Growing number of young Jews turning to service to express their Jewish values
When Jon Cohen was in college a decade ago studying biology and chemistry with plans for medical school, he knew he wanted to make a difference in the world beyond the Florida State University campus in Tallahassee.
So he and some friends decided to launch a community project teaching science to children from low-income households living nearby. Every Friday, they’d conduct experiments with the kids designed to spark excitement and curiosity about the world around them in a way that would leave an impact on them beyond school.
The idea of service was something Cohen had grown up with in his more affluent Miami suburb, and he wanted to take some time off between college and medical school to devote to it. When, as a college senior, Cohen saw an email about a Jewish service fellowship with Repair the World, he applied.
“I was really interested in seeing what justice-minded Judaism was like,” Cohen recalls.
His family didn’t practice Judaism framed through the lens of morals and values, he said, but rather through rituals like Sabbath observances and attending synagogue. He didn’t go to a Jewish day school or summer camp, he didn’t know Hebrew, and when his parents divorced, they stopped observing Shabbat, leaving Cohen with few pathways for Jewish connection.

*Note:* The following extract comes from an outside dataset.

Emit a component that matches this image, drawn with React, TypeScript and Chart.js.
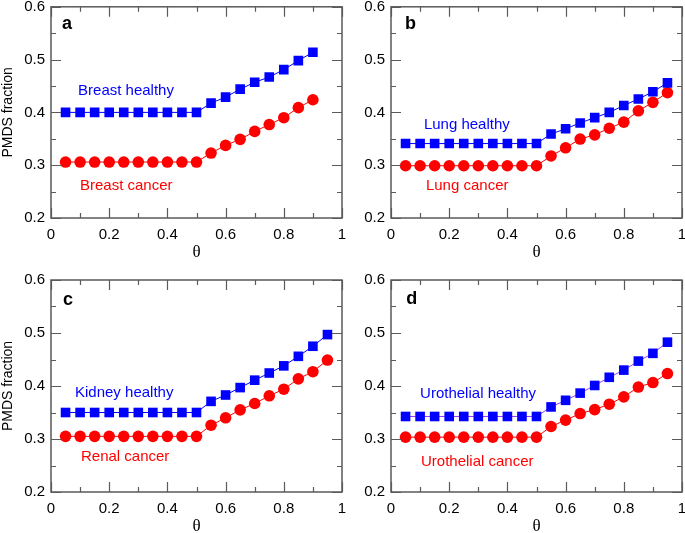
import React, { useEffect, useRef } from "react";
import { Chart, registerables } from "chart.js";

Chart.register(...registerables);

// ---------- data ----------
const thetaA = [0.05, 0.1, 0.15, 0.2, 0.25, 0.3, 0.35, 0.4, 0.45, 0.5, 0.55, 0.6, 0.65, 0.7, 0.75, 0.8, 0.85, 0.9];
const thetaB = [0.05, 0.1, 0.15, 0.2, 0.25, 0.3, 0.35, 0.4, 0.45, 0.5, 0.55, 0.6, 0.65, 0.7, 0.75, 0.8, 0.85, 0.9, 0.95];

const breastHealthy = [0.4, 0.4, 0.4, 0.4, 0.4, 0.4, 0.4, 0.4, 0.4, 0.4, 0.4175, 0.429, 0.444, 0.457, 0.467, 0.481, 0.498, 0.514];
const breastCancer = [0.306, 0.306, 0.306, 0.306, 0.306, 0.306, 0.306, 0.306, 0.306, 0.306, 0.323, 0.3375, 0.349, 0.364, 0.377, 0.39, 0.409, 0.424];

const lungHealthy = [0.341, 0.341, 0.341, 0.341, 0.341, 0.341, 0.341, 0.341, 0.341, 0.341, 0.359, 0.369, 0.38, 0.39, 0.4, 0.413, 0.4255, 0.439, 0.456];
const lungCancer = [0.299, 0.299, 0.299, 0.299, 0.299, 0.299, 0.299, 0.299, 0.299, 0.299, 0.3175, 0.333, 0.3495, 0.3575, 0.37, 0.3815, 0.403, 0.419, 0.4375];

const kidneyHealthy = [0.35, 0.35, 0.35, 0.35, 0.35, 0.35, 0.35, 0.35, 0.35, 0.35, 0.371, 0.383, 0.397, 0.411, 0.4245, 0.438, 0.456, 0.475, 0.497];
const renalCancer = [0.305, 0.305, 0.305, 0.305, 0.305, 0.305, 0.305, 0.305, 0.305, 0.305, 0.326, 0.34, 0.355, 0.367, 0.3815, 0.394, 0.4135, 0.427, 0.449];

const urothelialHealthy = [0.3425, 0.3425, 0.3425, 0.3425, 0.3425, 0.3425, 0.3425, 0.3425, 0.3425, 0.3425, 0.3605, 0.373, 0.3866, 0.401, 0.4164, 0.43, 0.447, 0.4616, 0.4827];
const urothelialCancer = [0.3035, 0.3035, 0.3035, 0.3035, 0.3035, 0.3035, 0.3035, 0.3035, 0.3035, 0.3035, 0.3236, 0.3357, 0.348, 0.3555, 0.3657, 0.3795, 0.398, 0.4065, 0.4235];

const xMajorTicks = [0, 0.2, 0.4, 0.6, 0.8, 1];
const xMinorTicks = [0.1, 0.3, 0.5, 0.7, 0.9];
const yMajorTicks = [0.2, 0.3, 0.4, 0.5, 0.6];
const yMinorTicks = [0.25, 0.35, 0.45, 0.55];

const panelLetters = ["a", "b", "c", "d"];
const healthyLabels = ["Breast healthy", "Lung healthy", "Kidney healthy", "Urothelial healthy"];
const cancerLabels = ["Breast cancer", "Lung cancer", "Renal cancer", "Urothelial cancer"];

// ---------- styles ----------
const SANS = '"Liberation Sans", Arial, Helvetica, sans-serif';
const SERIF = '"Liberation Serif", "Times New Roman", serif';
const AXIS = "#5a5a5a";
const BLUE = "#0000ff";
const RED = "#ff0000";

const fmt = (v: number) => {
  const r = Math.round(v * 10) / 10;
  if (r === 0) return "0";
  if (r === 1) return "1";
  return r.toFixed(1);
};

const framePlugin = {
  id: "frame",
  afterDraw(chart: any, _args: any, opts: any) {
    const { ctx, chartArea } = chart;
    const { left, right, top, bottom } = chartArea;
    const x = chart.scales.x;
    const y = chart.scales.y;
    ctx.save();
    ctx.strokeStyle = AXIS;
    ctx.lineWidth = 1.5;
    ctx.strokeRect(left, top, right - left, bottom - top);
    ctx.lineWidth = 1.2;
    const major = 10;
    const minor = 5;
    const vtick = (v: number, len: number) => {
      const px = Math.round(x.getPixelForValue(v)) + 0.5;
      ctx.beginPath();
      ctx.moveTo(px, bottom);
      ctx.lineTo(px, bottom - len);
      ctx.moveTo(px, top);
      ctx.lineTo(px, top + len);
      ctx.stroke();
    };
    const htick = (v: number, len: number) => {
      const py = Math.round(y.getPixelForValue(v)) + 0.5;
      ctx.beginPath();
      ctx.moveTo(left, py);
      ctx.lineTo(left + len, py);
      ctx.moveTo(right, py);
      ctx.lineTo(right - len, py);
      ctx.stroke();
    };
    xMajorTicks.forEach((v) => vtick(v, major));
    xMinorTicks.forEach((v) => vtick(v, minor));
    yMajorTicks.forEach((v) => htick(v, major));
    yMinorTicks.forEach((v) => htick(v, minor));

    ctx.textAlign = "left";
    ctx.textBaseline = "middle";
    (opts.labels || []).forEach((l: any) => {
      ctx.font = l.font;
      ctx.fillStyle = l.color;
      ctx.fillText(l.text, x.getPixelForValue(l.x), y.getPixelForValue(l.y));
    });
    ctx.restore();
  },
};

type PanelCfg = {
  theta: number[];
  healthy: number[];
  cancer: number[];
  letter: string;
  healthyLabel: string;
  cancerLabel: string;
  letterPos: [number, number];
  healthyPos: [number, number];
  cancerPos: [number, number];
  healthyLine: string;
  left: number;
  top: number;
  height: number;
  padTop: number;
  padBottom: number;
  padRight: number;
  yWidth: number;
  yTitle: boolean;
};

function Panel({ cfg }: { cfg: PanelCfg }) {
  const ref = useRef<HTMLCanvasElement>(null);
  useEffect(() => {
    const chart = new Chart(ref.current as HTMLCanvasElement, {
      type: "line",
      data: {
        datasets: [
          {
            data: cfg.theta.map((t, i) => ({ x: t, y: cfg.healthy[i] })),
            borderColor: cfg.healthyLine,
            borderWidth: 1,
            backgroundColor: BLUE,
            pointBackgroundColor: BLUE,
            pointBorderColor: BLUE,
            pointBorderWidth: 0,
            pointStyle: "rect",
            pointRadius: 6.8,
          },
          {
            data: cfg.theta.map((t, i) => ({ x: t, y: cfg.cancer[i] })),
            borderColor: RED,
            borderWidth: 1,
            backgroundColor: RED,
            pointBackgroundColor: RED,
            pointBorderColor: RED,
            pointBorderWidth: 0,
            pointStyle: "circle",
            pointRadius: 5.8,
          },
        ],
      },
      options: {
        animation: false,
        responsive: false,
        layout: { padding: { left: 0, top: cfg.padTop, right: cfg.padRight, bottom: cfg.padBottom } },
        plugins: {
          legend: { display: false },
          tooltip: { enabled: false },
          frame: {
            labels: [
              { text: cfg.letter, x: cfg.letterPos[0], y: cfg.letterPos[1], font: `bold 18px ${SANS}`, color: "#000" },
              { text: cfg.healthyLabel, x: cfg.healthyPos[0], y: cfg.healthyPos[1], font: `15px ${SANS}`, color: BLUE },
              { text: cfg.cancerLabel, x: cfg.cancerPos[0], y: cfg.cancerPos[1], font: `15px ${SANS}`, color: RED },
            ],
          },
        } as any,
        scales: {
          x: {
            type: "linear",
            min: 0,
            max: 1,
            grid: { display: false, drawTicks: false },
            border: { display: false },
            ticks: {
              stepSize: 0.2,
              padding: 8,
              color: "#000",
              maxRotation: 0,
              autoSkip: false,
              font: { family: SANS, size: 15 },
              callback: (v: any) => fmt(Number(v)),
            },
            title: {
              display: true,
              text: "θ",
              color: "#000",
              font: { family: SERIF, size: 17 },
              padding: { top: 0, bottom: 4 },
            },
            afterFit: (s: any) => {
              s.height = 49;
              s.paddingLeft = 0;
              s.paddingRight = 0;
            },
          },
          y: {
            type: "linear",
            min: 0.2,
            max: 0.6,
            grid: { display: false, drawTicks: false },
            border: { display: false },
            ticks: {
              stepSize: 0.1,
              padding: 6,
              color: "#000",
              font: { family: SANS, size: 15 },
              callback: (v: any) => fmt(Number(v)),
            },
            title: {
              display: cfg.yTitle,
              text: "PMDS fraction",
              color: "#000",
              font: { family: SANS, size: 14 },
              padding: { top: 0, bottom: 0 },
            },
            afterFit: (s: any) => {
              s.width = cfg.yWidth;
              s.paddingTop = 0;
              s.paddingBottom = 0;
            },
          },
        },
      },
      plugins: [framePlugin as any],
    } as any);
    return () => chart.destroy();
  }, []);
  return (
    <canvas
      ref={ref}
      width={350}
      height={cfg.height}
      style={{ position: "absolute", left: cfg.left, top: cfg.top, width: 350, height: cfg.height }}
    />
  );
}

const panels: PanelCfg[] = [
  {
    theta: thetaA, healthy: breastHealthy, cancer: breastCancer,
    letter: panelLetters[0], healthyLabel: healthyLabels[0], cancerLabel: cancerLabels[0],
    letterPos: [0.038, 0.568], healthyPos: [0.093, 0.4415], cancerPos: [0.0997, 0.26],
    healthyLine: BLUE,
    left: 0, top: 0, height: 270, padTop: 6, padBottom: 3, padRight: 8, yWidth: 51, yTitle: true,
  },
  {
    theta: thetaB, healthy: lungHealthy, cancer: lungCancer,
    letter: panelLetters[1], healthyLabel: healthyLabels[1], cancerLabel: cancerLabels[1],
    letterPos: [0.048, 0.568], healthyPos: [0.113, 0.3755], cancerPos: [0.12, 0.26],
    healthyLine: BLUE,
    left: 345, top: 0, height: 270, padTop: 6, padBottom: 3, padRight: 13, yWidth: 46, yTitle: false,
  },
  {
    theta: thetaB, healthy: kidneyHealthy, cancer: renalCancer,
    letter: panelLetters[2], healthyLabel: healthyLabels[2], cancerLabel: cancerLabels[2],
    letterPos: [0.041, 0.562], healthyPos: [0.0825, 0.3868], cancerPos: [0.103, 0.266],
    healthyLine: BLUE,
    left: 0, top: 270, height: 271, padTop: 10, padBottom: 0, padRight: 8, yWidth: 51, yTitle: true,
  },
  {
    theta: thetaB, healthy: urothelialHealthy, cancer: urothelialCancer,
    letter: panelLetters[3], healthyLabel: healthyLabels[3], cancerLabel: cancerLabels[3],
    letterPos: [0.052, 0.564], healthyPos: [0.1, 0.385], cancerPos: [0.103, 0.2566],
    healthyLine: "#9a3cf0",
    left: 345, top: 270, height: 271, padTop: 10, padBottom: 0, padRight: 13, yWidth: 46, yTitle: false,
  },
];

export default function App() {
  return (
    <div
      style={{
        position: "fixed",
        left: 0,
        top: 0,
        width: 685,
        height: 533,
        overflow: "hidden",
        background: "#fff",
      }}
    >
      {panels.map((p, i) => (
        <Panel key={i} cfg={p} />
      ))}
    </div>
  );
}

When Cohen started his fellowship in New York for Repair the World, he realized he had found a different model for Jewish action—one that felt more meaningful. Cohen worked with Digital Girl, an organization that teaches computer coding to kids of all genders in underfunded schools in neighborhoods like Chinatown, Bedford-Stuyvesant and East New York where many people live in poverty.
Cohen is one of over 230 people who have “served” full-time through Repair the World’s fellowship. Another 740 have completed Repair’s service corps, a three-month, part-time Jewish service learning program for young adults. Since 2009, Repair has partnered with approximately 2,880 service organizations, resulting in over 516,000 acts of service and learning. The goal is to reach 1 million by 2026.
This kind of Jewish engagement is indicative of a sea change in the Jewish communal world: Service is now an integral part of American Jewish life and a meaningful form of Jewish expression, especially for younger adults. Service projects increasingly are how American Jews put their faith into practice and find purpose through humanitarian acts.
“Younger generations are deeply passionate about making the world a better place and improving their communities,” said Robb Lippitt, chair of Repair the World’s board of directors. “Connecting this passion to their Jewish values is something that Repair does really well.”
The organization sends Jewish young adults to serve both with Jewish and non-Jewish organizations addressing needs such as food, housing, and other local needs. Repair the World’s activities are structured with an eye toward making them meaningful Jewish experiences.
“The power of Repair’s model is the opportunity it provides for young adult volunteers to learn from and work in deep partnership with the communities they are serving—while engaging in Jewish life and learning,” said Lisa Eisen, Repair’s founding board chair and co-president of Schusterman Family Philanthropies. “We saw this so clearly through the pandemic, when Repair mobilized tens of thousands of young Jews to support people in need while also providing an avenue for them to stay connected to each other and Jewish community.”
Many of the young Jews who work with Repair the World come from cohorts that traditional Jewish organizations have struggled to reach. In the most recent data collected by the organization, Repair found that between 19 and 25% of participants identify as having a disability; 25% of participants and 44% of corps members identify as non-white; and 75% of fellows, 42% of corps members, and 22% of participants identify as LGBTQ.
After Jon Cohen finished his yearlong fellowship with Repair, he went to medical school as planned, but he soon realized it wasn’t the path he wanted. When an opportunity came up to join Repair’s staff in Miami, he jumped at the opportunity, staying for three years. He now is the director of community mobilization at Keshet, the Jewish LGBTQ+ rights organization, and serves on Repair’s board of directors.
“Service has always been something that was important to me but never existed through Judaism until I did the fellowship,” Cohen said of his experience. “It was groundbreaking for me to learn about tikkun olam and all of my Jewish values. It was such an educational experience, and now I feel so proudly and passionately Jewish because of the foundation Repair the World gave me.”
Sara Ivry is a contributing writer to JTA and Jlife magazine.